Developing multi-parallel open-source software for earthquake detection
To achieve any of the large-scale (long-duration datasets in spatial and temporal resolution) catalogues in an objective (because catalogues should be measurably complete, rather than subjectively complete according to which analyst was working a particular day, or whether that analyst was hungover) manor, we need to process all the data in the same way. One way to do this is using the matched-filter technique. However this requires a-priori knowledge of the earthquake source. I am working on a method of extracting earthquake information from the continuous data using a matched-filter approach, without this prior knowledge (it’s already in development on EQcorrscan).
To allow this method to work we first need an efficient matched-filter routine.
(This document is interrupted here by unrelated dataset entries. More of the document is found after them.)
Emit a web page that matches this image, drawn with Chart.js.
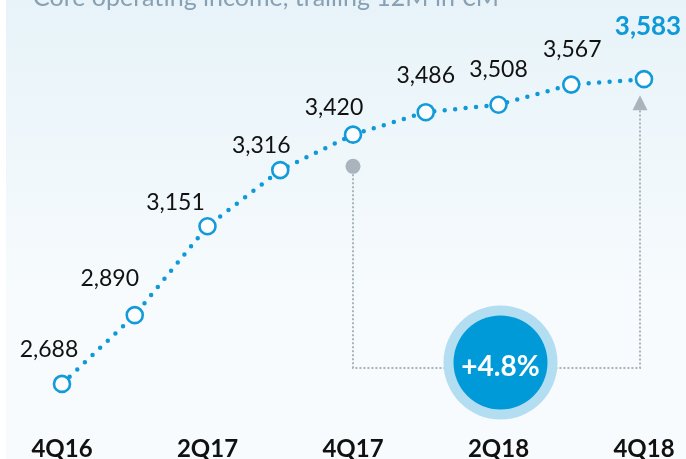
<!DOCTYPE html>
<html>
<head>
<meta charset="utf-8">
<script src="https://cdn.jsdelivr.net/npm/chart.js@4/dist/chart.umd.min.js"></script>
<style>
  html, body { margin: 0; padding: 0; background: #ffffff; }
  #wrap { width: 686px; height: 459px; position: relative; }
</style>
</head>
<body>
<div id="wrap"><canvas id="c" width="686" height="459"></canvas></div>
<script>
// ---- data ----
const quarters = ['4Q16', '1Q17', '2Q17', '3Q17', '4Q17', '1Q18', '2Q18', '3Q18', '4Q18'];
const coreIncome = [2688, 2890, 3151, 3316, 3420, 3486, 3508, 3567, 3583];
const valueLabels = ['2,688', '2,890', '3,151', '3,316', '3,420', '3,486', '3,508', '3,567', '3,583'];
const titleText = 'Core operating income, trailing 12M in €M';
const growthText = '+4.8%';
// annotation anchors (in data units)
const refIndex = 4, refValue = 3327;      // grey start dot
const baseValue = 2735;                   // horizontal connector
const arrowTipValue = 3536;               // arrow tip below last point
const badgeIndex = 6, badgeValue = 2751;  // growth badge

const labelOffsets = [[-13,-35],[-25,-37],[-32,-24],[-19,-25],[-19,-28],[0,-37],[0,-36],[1,-36],[4,-53]];

const bgPlugin = {
  id: 'bg',
  beforeDraw(chart) {
    const ctx = chart.ctx;
    ctx.save();
    ctx.fillStyle = '#ffffff';
    ctx.fillRect(0, 0, chart.width, chart.height);
    const g = ctx.createLinearGradient(0, 0, 0, 300);
    g.addColorStop(0, '#e7f3f9');
    g.addColorStop(1, '#f7fbfd');
    ctx.fillStyle = g;
    ctx.fillRect(6, 0, chart.width - 6, chart.height);
    // title (partially cut at top)
    ctx.fillStyle = '#88a0b3';
    ctx.font = '25px Lato';
    ctx.textBaseline = 'alphabetic';
    ctx.textAlign = 'left';
    ctx.fillText(titleText, 33, 6);
    ctx.restore();
  }
};

const annoPlugin = {
  id: 'anno',
  beforeDatasetsDraw(chart) {
    const ctx = chart.ctx;
    const xs = chart.scales.x, ys = chart.scales.y;
    const x0 = xs.getPixelForValue(refIndex);
    const x1 = xs.getPixelForValue(quarters.length - 1) - 4;
    const yDot = ys.getPixelForValue(refValue);
    const yBase = ys.getPixelForValue(baseValue);
    const yTip = ys.getPixelForValue(arrowTipValue);
    ctx.save();
    ctx.strokeStyle = '#a9b4bd';
    ctx.lineWidth = 2;
    ctx.setLineDash([2, 2]);
    ctx.beginPath();
    ctx.moveTo(x0, yDot);
    ctx.lineTo(x0, yBase);
    ctx.lineTo(x1, yBase);
    ctx.lineTo(x1, yTip + 12);
    ctx.stroke();
    ctx.setLineDash([]);
    ctx.fillStyle = '#a9b4bd';
    ctx.beginPath();
    ctx.arc(x0, yDot, 7.5, 0, Math.PI * 2);
    ctx.fill();
    ctx.beginPath();
    ctx.moveTo(x1, yTip);
    ctx.lineTo(x1 - 7.5, yTip + 15);
    ctx.lineTo(x1 + 7.5, yTip + 15);
    ctx.closePath();
    ctx.fill();
    // badge
    const bx = xs.getPixelForValue(badgeIndex) + 2;
    const by = ys.getPixelForValue(badgeValue);
    ctx.fillStyle = '#b3def2';
    ctx.beginPath(); ctx.arc(bx, by, 57, 0, Math.PI * 2); ctx.fill();
    ctx.fillStyle = '#009ad9';
    ctx.beginPath(); ctx.arc(bx, by, 47, 0, Math.PI * 2); ctx.fill();
    ctx.fillStyle = '#ffffff';
    ctx.font = 'bold 28px Lato';
    ctx.textAlign = 'center';
    ctx.textBaseline = 'alphabetic';
    ctx.fillText(growthText, bx, by + 14);
    ctx.restore();
  }
};

const labelPlugin = {
  id: 'vlabels',
  afterDatasetsDraw(chart) {
    const ctx = chart.ctx;
    const meta = chart.getDatasetMeta(0);
    ctx.save();
    ctx.textAlign = 'center';
    ctx.textBaseline = 'alphabetic';
    meta.data.forEach((pt, i) => {
      const last = i === meta.data.length - 1;
      ctx.font = last ? 'bold 26px Lato' : '23px Lato';
      ctx.fillStyle = last ? '#0e9ad8' : '#111111';
      const [dx, dy] = labelOffsets[i];
      ctx.fillText(valueLabels[i], pt.x + dx, pt.y + dy + (last ? 9 : 8));
    });
    ctx.restore();
  }
};

new Chart(document.getElementById('c'), {
  type: 'line',
  data: {
    labels: quarters,
    datasets: [{
      data: coreIncome,
      borderColor: '#0e9ad8',
      borderWidth: 4.5,
      borderDash: [0, 10.5],
      borderCapStyle: 'round',
      tension: 0,
      pointRadius: 8,
      pointBorderWidth: 2.6,
      pointBorderColor: '#139bd9',
      pointBackgroundColor: '#fbfdfe',
      clip: false
    }]
  },
  options: {
    responsive: false,
    animation: false,
    layout: { autoPadding: false, padding: { left: 62, right: 42, top: 0, bottom: 0 } },
    plugins: { legend: { display: false }, tooltip: { enabled: false } },
    scales: {
      x: {
        offset: false,
        grid: { display: false, drawTicks: false },
        border: { display: false },
        afterFit(s) { s.height = 24; },
        ticks: {
          autoSkip: false,
          maxRotation: 0,
          padding: 0,
          color: '#111111',
          font: { family: 'Lato', size: 24, weight: 'bold' },
          callback(v, i) { return i % 2 === 0 ? quarters[i] : ''; }
        }
      },
      y: { display: false, min: 2538, max: 3815.5 }
    }
  },
  plugins: [bgPlugin, annoPlugin, labelPlugin]
});
</script>
</body>
</html>
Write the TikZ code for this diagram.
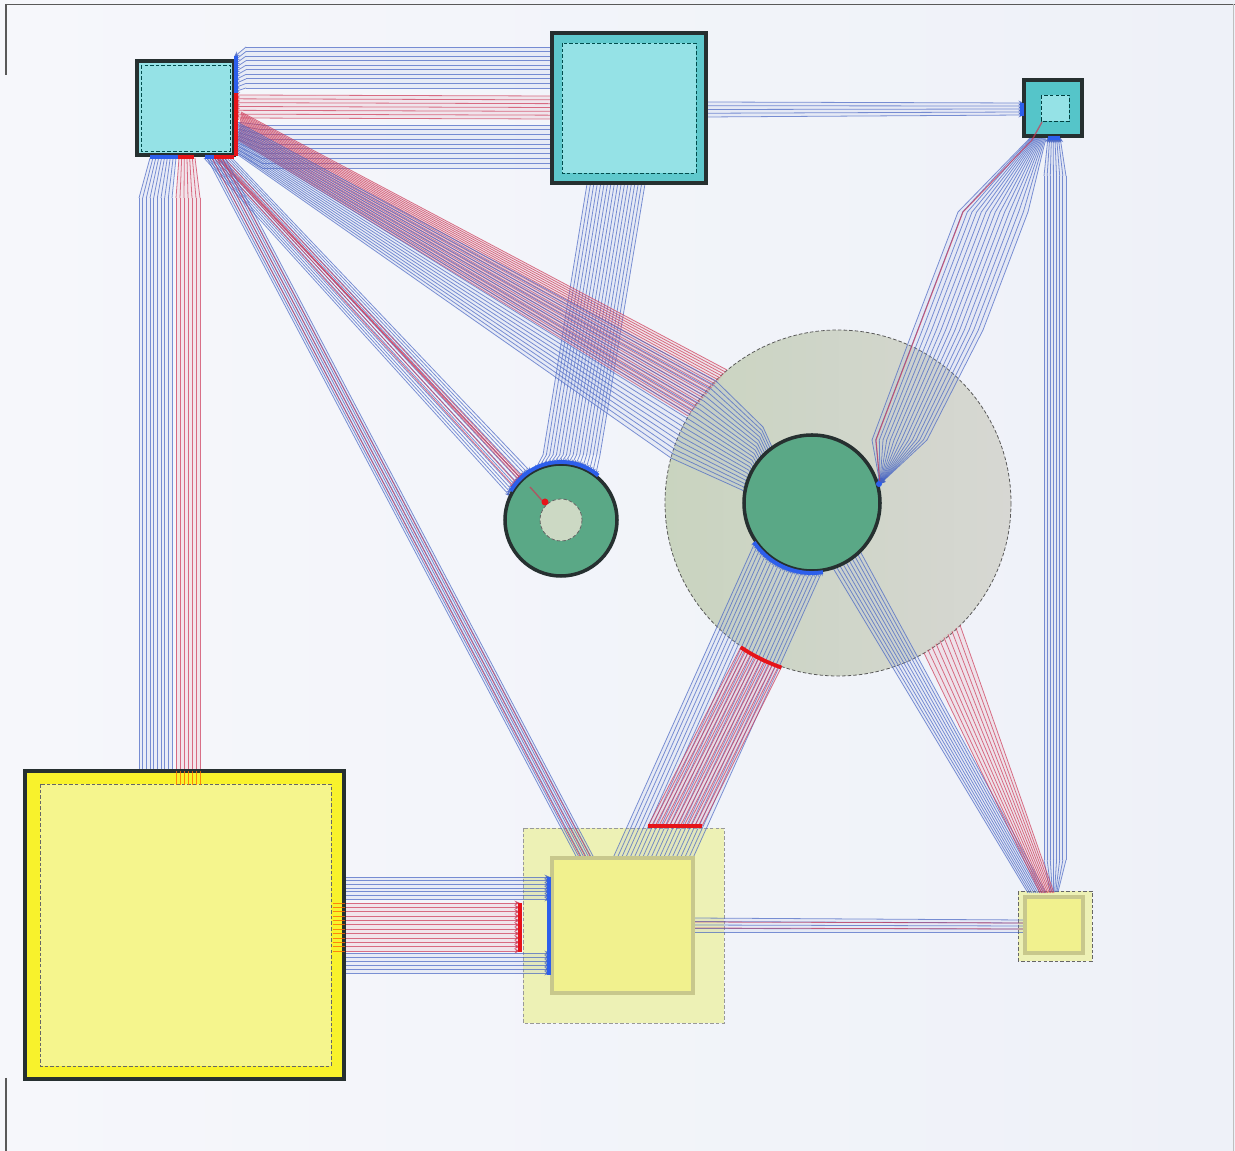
\documentclass[tikz,border=0pt]{standalone}
\usetikzlibrary{calc,arrows.meta}
\definecolor{bgL}{HTML}{F6F7FB}
\definecolor{bgR}{HTML}{EEF1F8}
\definecolor{lb}{RGB}{70,100,195}
\definecolor{lr}{RGB}{205,55,85}
\definecolor{arrblue}{RGB}{45,95,235}
\definecolor{arrred}{RGB}{230,20,25}
\definecolor{nb}{HTML}{263030}
\definecolor{cyA}{HTML}{95E2E6}
\definecolor{cyB}{HTML}{5FC9CD}
\definecolor{cyC}{HTML}{55C5C9}
\definecolor{grn}{HTML}{5AA886}
\definecolor{grnL}{HTML}{CCD9C4}
\definecolor{yelB}{HTML}{F8F22C}
\definecolor{yelI}{HTML}{F5F58D}
\definecolor{yelG}{HTML}{F1F18E}
\definecolor{yelO}{HTML}{EDF1AA}
\definecolor{yelBd}{HTML}{C8C88C}
\definecolor{eoL}{HTML}{C6D2BB}
\definecolor{eoR}{HTML}{D5D5D0}
\tikzset{
 bl/.style={draw=lb, line width=0.45pt, opacity=0.7},
 rl/.style={draw=lr, line width=0.45pt, opacity=0.7},
 ol/.style={draw=orange!85!red, line width=0.4pt, opacity=0.8},
 tip/.style={-{Stealth[length=3.2pt,width=2.8pt]}},
 barb/.style={draw=arrblue, line width=2.2pt},
 barr/.style={draw=arrred, line width=2.2pt},
 bandf/.style={fill=lb!45, opacity=0.16},
 bandr/.style={fill=lr!55, opacity=0.16},
 nobandf/.style={fill=none},
 nodebox/.style={draw=nb, line width=2.2pt},
 dashline/.style={draw=#1, line width=0.45pt, dash pattern=on 2pt off 1.2pt},
}
% bundle of parallel lines: [band style] last index, style, start1, start2, end1, end2
\newcommand\bund[7][bandf]{%
  \path[#1] (#4)--(#5)--(#7)--(#6)--cycle;
  \foreach \i in {0,...,#2}{%
    \pgfmathsetmacro\bt{\i/#2}%
    \draw[#3] ($(#4)!\bt!(#5)$) -- ($(#6)!\bt!(#7)$);}}
% bundle ending on an arc: last, style, start1, start2, centre, radius, angle1, angle2
\newcommand\bundarc[8]{%
  \foreach \i in {0,...,#1}{%
    \pgfmathsetmacro\bt{\i/#1}%
    \pgfmathsetmacro\ba{#7+(#8-#7)*\i/#1}%
    \draw[#2] ($(#3)!\bt!(#4)$) -- ($(#5)+(\ba:#6)$);}}
\begin{document}
\begin{tikzpicture}[x=0.02cm,y=-0.02cm]
\useasboundingbox (0,0) rectangle (1235,1151);
\shade[left color=bgL, right color=bgR] (0,0) rectangle (1235,1151);
\draw[gray!70!black, line width=0.6pt] (6,4.5) -- (1235,4.5);
\draw[gray!70!black, line width=0.6pt] (6,4) -- (6,75) (6,1078) -- (6,1151);
\draw[gray!50, line width=0.5pt] (1233,4) -- (1233,1151);

% translucent containers
\shade[left color=eoL, right color=eoR, opacity=0.92] (838,503) circle[radius=173];
\draw[dashline=gray!70!black] (838,503) circle[radius=173];
\fill[yelO, opacity=0.85] (523,828) rectangle (724,1023);
\draw[dashline=gray!80] (523,828) rectangle (724,1023);
\fill[yelO, opacity=0.85] (1018,891) rectangle (1092,961);
\draw[dashline=gray!80!black] (1018,891) rectangle (1092,961);

% ---- bundles ----
% A <-> B
\bund{9}{bl}{552,47}{552,88}{246,47}{246,88}
\bund{9}{bl,tip}{246,47}{246,88}{234,57}{234,92}
\bund[bandr]{6}{rl,tip}{552,96}{552,119}{234,95}{234,118}
\bund{9}{bl}{552,125}{552,168}{262,125}{262,168}
\bund{9}{bl}{262,125}{262,168}{236,122}{236,152}
% B -> C
\bund{4}{bl,tip}{706,102}{706,117}{1024,103}{1024,115}
% B -> D
\bund{17}{bl}{587,184}{645,184}{543,455}{600,455}
\bundarc{17}{bl,tip}{543,455}{600,455}{561,520}{56}{-118}{-52}
% A -> D
\bundarc{11}{bl,tip}{204,158}{232,158}{561,520}{56}{-155}{-122}
\bundarc{3}{rl,tip}{214,158}{224,158}{561,520}{56}{-145}{-132}
\draw[rl, line width=0.8pt] (218,158) -- (546,505);
% A -> G
\bund{7}{bl}{207,158}{225,158}{577,858}{594,858}
\bund[nobandf]{2}{rl}{212,158}{222,158}{581,858}{591,858}
% A -> E
\bund[bandr]{23}{rl}{241,112}{238,140}{727,370}{688,416}
\bund{19}{bl}{237,122}{234,152}{716,381}{671,458}
\bund{19}{bl}{716,381}{671,458}{763,427}{742,490}
\bund{19}{bl}{763,427}{742,490}{772,447}{746,493}
% A -> F
\bund{9}{bl}{150,158}{176,158}{139,198}{172,198}
\bund{9}{bl}{139,198}{172,198}{139,771}{172,771}
\bund[bandr]{6}{rl}{179,158}{195,158}{176,198}{200,198}
\bund[bandr]{6}{rl}{176,198}{200,198}{176,785}{200,785}
% F -> G
\bund{6}{bl,tip}{343,877}{343,899}{550,877}{550,899}
\bund[bandr]{11}{rl,tip}{333,903}{333,951}{520,903}{520,951}
\bund{5}{bl,tip}{343,953}{343,973}{550,953}{550,973}
% G -> H
\bund{4}{bl}{693,918}{693,932}{1025,920}{1025,932}
\bund[nobandf]{1}{rl}{693,922}{693,928}{1025,923}{1025,929}
% H -> C
\bund{7}{bl}{1050,892}{1058,892}{1044,860}{1066,860}
\bund{7}{bl}{1044,860}{1066,860}{1044,176}{1066,176}
\bund{7}{bl,tip}{1044,176}{1066,176}{1048,137}{1060,137}
% C -> E
\bund{15}{bl}{1030,138}{1046,138}{958,212}{1028,212}
\bund{15}{bl}{958,212}{1028,212}{913,330}{983,330}
\bund{15}{bl}{913,330}{983,330}{872,440}{927,440}
\bund{15}{bl,tip}{872,440}{927,440}{880,484}{880,484}
\draw[rl, line width=0.6pt] (1032,140) -- (963,212) -- (918,330) -- (876,440) -- (880,484);
% E -> H
\bund{9}{bl}{833,568}{860,551}{1028,893}{1046,893}
\bund[bandr]{9}{rl}{924,653}{960,625}{1040,893}{1054,893}
% E -> G
\path[bandf] (613,858) -- (755,541) -- (822,570) -- (693,858) -- cycle;
\bundarc{19}{bl,tip}{613,858}{693,858}{812,503}{68}{146}{81}
\path[bandr] (648,826) -- (741,646) -- (782,667) -- (702,826) -- cycle;
\bundarc{15}{rl}{648,826}{702,826}{838,503}{173}{124}{109}

% ---- solid nodes ----
% A
\fill[cyA] (137,61) rectangle (234,155);
\draw[dashline=teal!60!black] (141,65) rectangle (230,151);
\draw[nodebox] (137,61) rectangle (234,155);
% B
\fill[cyB] (552,33) rectangle (706,183);
\fill[cyA] (562,43) rectangle (696,173);
\draw[dashline=teal!60!black] (562,43) rectangle (696,173);
\draw[nodebox] (552,33) rectangle (706,183);
% C
\fill[cyC] (1024,80) rectangle (1082,136);
\fill[cyA] (1041,95) rectangle (1069,121);
\draw[dashline=teal!50!black] (1041,95) rectangle (1069,121);
\draw[nodebox] (1024,80) rectangle (1082,136);
\draw[rl, line width=0.8pt] (1042,122) -- (1032,140);
% D
\fill[grn] (561,520) circle[radius=56];
\draw[nodebox, line width=2pt] (561,520) circle[radius=56];
\fill[grnL] (561,520) circle[radius=21];
\draw[dashline=gray!80!black] (561,520) circle[radius=21];
\draw[rl, line width=0.8pt] (530,487) -- (546,505);
\fill[arrred] (545,502) circle[radius=3.5];
% E inner
\fill[grn] (812,503) circle[radius=68];
\draw[nodebox, line width=2pt] (812,503) circle[radius=68];
% F
\fill[yelB] (25,771) rectangle (344,1079);
\fill[yelI] (40,784) rectangle (331,1066);
\draw[dashline=gray!80!black] (40,784) rectangle (331,1066);
\draw[nodebox] (25,771) rectangle (344,1079);
\bund[nobandf]{6}{ol}{176,771}{200,771}{176,785}{200,785}
\bund[nobandf]{11}{ol}{333,903}{333,951}{345,903}{345,951}
% G inner
\fill[yelG] (552,858) rectangle (693,993);
\draw[yelBd, line width=2pt] (552,858) rectangle (693,993);
% H inner
\fill[yelG] (1025,897) rectangle (1083,953);
\draw[yelBd, line width=2pt] (1025,897) rectangle (1083,953);

% ---- arrow bars ----
\draw[barb] (236,56) -- (236,93);
\draw[barr] (236,93) -- (236,156);
\draw[barb] (150,157) -- (178,157);
\draw[barr] (178,157) -- (194,157);
\draw[barb] (205,157) -- (214,157);
\draw[barr] (214,157) -- (234,157);
\draw[barb] (1022,103) -- (1022,116);
\draw[barb] (1048,138) -- (1060,138);
\draw[barb] plot[domain=-150:-50, samples=25] ({561+58*cos(\x)},{520+58*sin(\x)});
\draw[barb] plot[domain=81:146, samples=25] ({812+70*cos(\x)},{503+70*sin(\x)});
\fill[arrblue] (879,484) circle[radius=3];
\draw[barr] plot[domain=109:124, samples=10] ({838+174*cos(\x)},{503+174*sin(\x)});
\draw[barr] (648,826) -- (702,826);
\draw[barb] (549,877) -- (549,975);
\draw[barr] (520,903) -- (520,952);
\end{tikzpicture}
\end{document}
I have been developing (and continue to develop) network-based matched-filter routines and analysis functions as part of the EQcorrscan package. These routines can be used on small or large computers, for large datasets they work best on big machines. I have been fortunate enough to obtain time on the PAN cluster through the NeSI project. This has allowed me to use over 600 templates, scanned through the full 6.5 year dataset, with compute clock times of less than 10.5 hours (less than 4 hours if I could use all the resources!).
The first low-frequency earthquake catalogue for the Alpine Fault
After Aaron Wech and Carolin Boese found tremor using the SAMBA network (Wech et al. 2012) I set about looking for low-frequency earthquakes (LFEs) within the tremor. I found a small set of LFEs by manual inspection, and, alongside David Shelly of the USGS, applied a matched-filter cross-correlation routine to find more, similar, LFEs. We documented 14 LFE clusters or families, which repeated throughout the 36 month period we studied. The catalogue we generated contained over 8000 discrete LFEs, with higher detection rates during tremor periods, and following large regional earthquakes. You can read more in the paper we published in Geochemisty, Geophysics, Geosystems: Chamberlain et al. 2014.
Stress and strain rates near the San Andreas Fault
Working with Nicolas Houlie during my masters project, we compared stress and strain rates in the vicinity of the San Andreas - Chamberlain et al., (2014).